## Source excerpt
┄┄┄┄┄┄

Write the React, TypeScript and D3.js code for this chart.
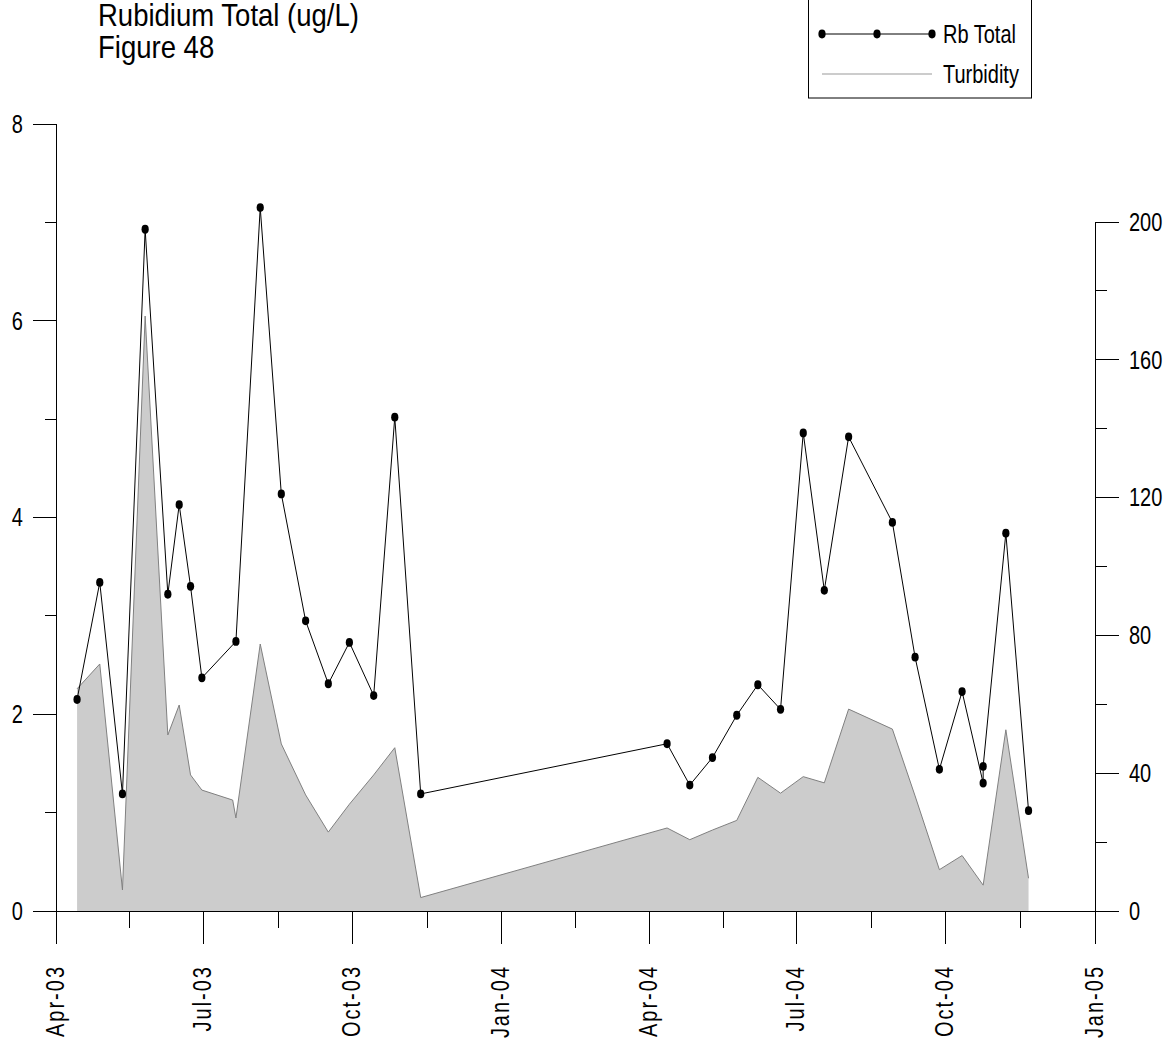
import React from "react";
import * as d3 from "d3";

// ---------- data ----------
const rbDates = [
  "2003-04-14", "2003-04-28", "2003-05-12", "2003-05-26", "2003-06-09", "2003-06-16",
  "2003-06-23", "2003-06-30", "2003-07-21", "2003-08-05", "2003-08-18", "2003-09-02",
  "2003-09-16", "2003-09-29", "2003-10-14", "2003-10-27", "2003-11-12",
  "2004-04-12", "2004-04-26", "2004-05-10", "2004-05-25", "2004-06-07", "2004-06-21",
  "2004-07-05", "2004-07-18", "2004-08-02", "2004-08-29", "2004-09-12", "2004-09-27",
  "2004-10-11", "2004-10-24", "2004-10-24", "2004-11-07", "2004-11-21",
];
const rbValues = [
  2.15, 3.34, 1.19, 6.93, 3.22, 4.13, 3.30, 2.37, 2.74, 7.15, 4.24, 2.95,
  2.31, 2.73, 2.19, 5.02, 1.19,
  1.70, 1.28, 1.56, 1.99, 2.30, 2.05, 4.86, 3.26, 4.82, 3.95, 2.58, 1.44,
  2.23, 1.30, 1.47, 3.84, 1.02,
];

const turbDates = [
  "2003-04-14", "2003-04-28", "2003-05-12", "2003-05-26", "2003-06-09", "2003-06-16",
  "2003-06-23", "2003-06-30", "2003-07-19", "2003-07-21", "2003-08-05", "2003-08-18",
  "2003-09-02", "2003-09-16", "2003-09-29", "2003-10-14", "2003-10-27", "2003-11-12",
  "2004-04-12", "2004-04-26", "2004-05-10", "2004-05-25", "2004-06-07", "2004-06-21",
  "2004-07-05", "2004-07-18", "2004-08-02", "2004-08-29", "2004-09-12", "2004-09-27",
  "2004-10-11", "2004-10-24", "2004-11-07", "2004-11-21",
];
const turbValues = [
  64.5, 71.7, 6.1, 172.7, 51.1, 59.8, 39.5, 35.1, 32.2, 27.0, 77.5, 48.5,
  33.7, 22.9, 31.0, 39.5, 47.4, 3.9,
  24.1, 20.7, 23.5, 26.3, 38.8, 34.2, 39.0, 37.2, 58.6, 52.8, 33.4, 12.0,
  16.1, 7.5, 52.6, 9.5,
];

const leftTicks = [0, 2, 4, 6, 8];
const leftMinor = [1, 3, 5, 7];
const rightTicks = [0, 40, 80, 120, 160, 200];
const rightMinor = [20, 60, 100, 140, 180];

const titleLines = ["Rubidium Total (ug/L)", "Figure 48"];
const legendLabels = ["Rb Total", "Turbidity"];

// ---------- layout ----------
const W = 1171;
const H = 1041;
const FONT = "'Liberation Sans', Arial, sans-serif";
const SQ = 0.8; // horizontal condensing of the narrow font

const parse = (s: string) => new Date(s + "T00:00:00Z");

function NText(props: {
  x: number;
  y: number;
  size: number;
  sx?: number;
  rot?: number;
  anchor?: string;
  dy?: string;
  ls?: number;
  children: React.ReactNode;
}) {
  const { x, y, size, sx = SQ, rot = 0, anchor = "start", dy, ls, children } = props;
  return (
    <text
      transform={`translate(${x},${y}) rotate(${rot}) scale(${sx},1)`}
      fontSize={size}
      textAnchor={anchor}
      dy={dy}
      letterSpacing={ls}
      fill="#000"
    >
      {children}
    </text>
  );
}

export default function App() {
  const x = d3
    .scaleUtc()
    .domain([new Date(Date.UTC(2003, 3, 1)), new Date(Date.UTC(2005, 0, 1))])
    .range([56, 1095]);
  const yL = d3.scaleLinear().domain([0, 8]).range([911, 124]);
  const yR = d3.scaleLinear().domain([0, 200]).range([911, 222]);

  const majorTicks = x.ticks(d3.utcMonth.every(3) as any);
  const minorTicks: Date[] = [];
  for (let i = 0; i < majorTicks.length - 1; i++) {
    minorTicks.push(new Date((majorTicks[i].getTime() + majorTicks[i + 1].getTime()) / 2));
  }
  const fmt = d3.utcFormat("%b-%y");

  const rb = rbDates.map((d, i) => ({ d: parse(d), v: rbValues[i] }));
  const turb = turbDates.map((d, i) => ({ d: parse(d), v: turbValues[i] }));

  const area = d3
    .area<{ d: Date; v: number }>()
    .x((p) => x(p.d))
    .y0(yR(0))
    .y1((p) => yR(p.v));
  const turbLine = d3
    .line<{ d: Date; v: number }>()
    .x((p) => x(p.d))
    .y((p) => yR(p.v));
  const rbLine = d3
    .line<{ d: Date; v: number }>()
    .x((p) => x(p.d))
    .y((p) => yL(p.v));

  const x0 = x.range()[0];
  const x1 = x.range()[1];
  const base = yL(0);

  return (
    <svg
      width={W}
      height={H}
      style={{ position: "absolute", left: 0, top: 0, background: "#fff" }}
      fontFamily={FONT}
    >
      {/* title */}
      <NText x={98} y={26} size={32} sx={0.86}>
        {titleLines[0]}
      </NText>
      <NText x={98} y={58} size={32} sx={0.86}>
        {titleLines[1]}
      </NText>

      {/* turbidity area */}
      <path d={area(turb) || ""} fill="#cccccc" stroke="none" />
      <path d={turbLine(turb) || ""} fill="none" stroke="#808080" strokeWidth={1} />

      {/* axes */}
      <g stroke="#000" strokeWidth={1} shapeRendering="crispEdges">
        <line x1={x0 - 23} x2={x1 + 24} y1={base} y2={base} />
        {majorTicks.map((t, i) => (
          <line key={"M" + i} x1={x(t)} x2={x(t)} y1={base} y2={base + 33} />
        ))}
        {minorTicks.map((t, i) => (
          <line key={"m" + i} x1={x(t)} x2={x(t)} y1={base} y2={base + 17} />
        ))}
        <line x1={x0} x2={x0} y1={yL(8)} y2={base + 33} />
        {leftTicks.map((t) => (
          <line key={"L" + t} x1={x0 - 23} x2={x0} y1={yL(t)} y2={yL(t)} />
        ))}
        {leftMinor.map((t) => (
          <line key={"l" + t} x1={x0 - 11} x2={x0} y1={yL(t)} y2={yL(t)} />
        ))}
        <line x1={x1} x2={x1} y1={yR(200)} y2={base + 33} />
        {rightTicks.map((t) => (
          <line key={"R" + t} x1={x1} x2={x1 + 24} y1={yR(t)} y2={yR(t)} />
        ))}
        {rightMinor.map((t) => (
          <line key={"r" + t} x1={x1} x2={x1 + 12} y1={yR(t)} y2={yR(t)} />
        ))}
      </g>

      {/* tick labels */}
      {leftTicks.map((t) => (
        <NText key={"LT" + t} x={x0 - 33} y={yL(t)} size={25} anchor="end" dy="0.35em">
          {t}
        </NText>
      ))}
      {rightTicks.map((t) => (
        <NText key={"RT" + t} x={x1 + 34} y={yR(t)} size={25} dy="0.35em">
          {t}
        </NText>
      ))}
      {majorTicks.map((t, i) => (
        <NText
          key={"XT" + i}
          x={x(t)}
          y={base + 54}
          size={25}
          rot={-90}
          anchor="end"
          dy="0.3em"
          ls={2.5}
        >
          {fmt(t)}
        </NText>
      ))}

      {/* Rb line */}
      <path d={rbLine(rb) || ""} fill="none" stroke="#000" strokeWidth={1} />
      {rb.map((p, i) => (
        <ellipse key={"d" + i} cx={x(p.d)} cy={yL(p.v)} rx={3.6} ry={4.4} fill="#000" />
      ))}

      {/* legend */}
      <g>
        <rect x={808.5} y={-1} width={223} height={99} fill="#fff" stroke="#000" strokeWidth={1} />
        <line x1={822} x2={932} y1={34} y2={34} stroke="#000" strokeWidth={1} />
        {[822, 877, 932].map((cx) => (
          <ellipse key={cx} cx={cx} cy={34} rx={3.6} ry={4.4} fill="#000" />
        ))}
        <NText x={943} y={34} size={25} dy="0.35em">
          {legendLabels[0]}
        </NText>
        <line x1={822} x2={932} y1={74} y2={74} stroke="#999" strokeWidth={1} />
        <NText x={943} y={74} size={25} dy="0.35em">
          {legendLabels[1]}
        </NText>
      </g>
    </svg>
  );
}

┄┄┄┄┄┄

## Brief
Leave out the pictures. Transcribe only the lines above, from the first through the one that contains "import * as".

## Full answer
Write the React, TypeScript and D3.js code for this chart.
import React from "react";
import * as d3 from "d3";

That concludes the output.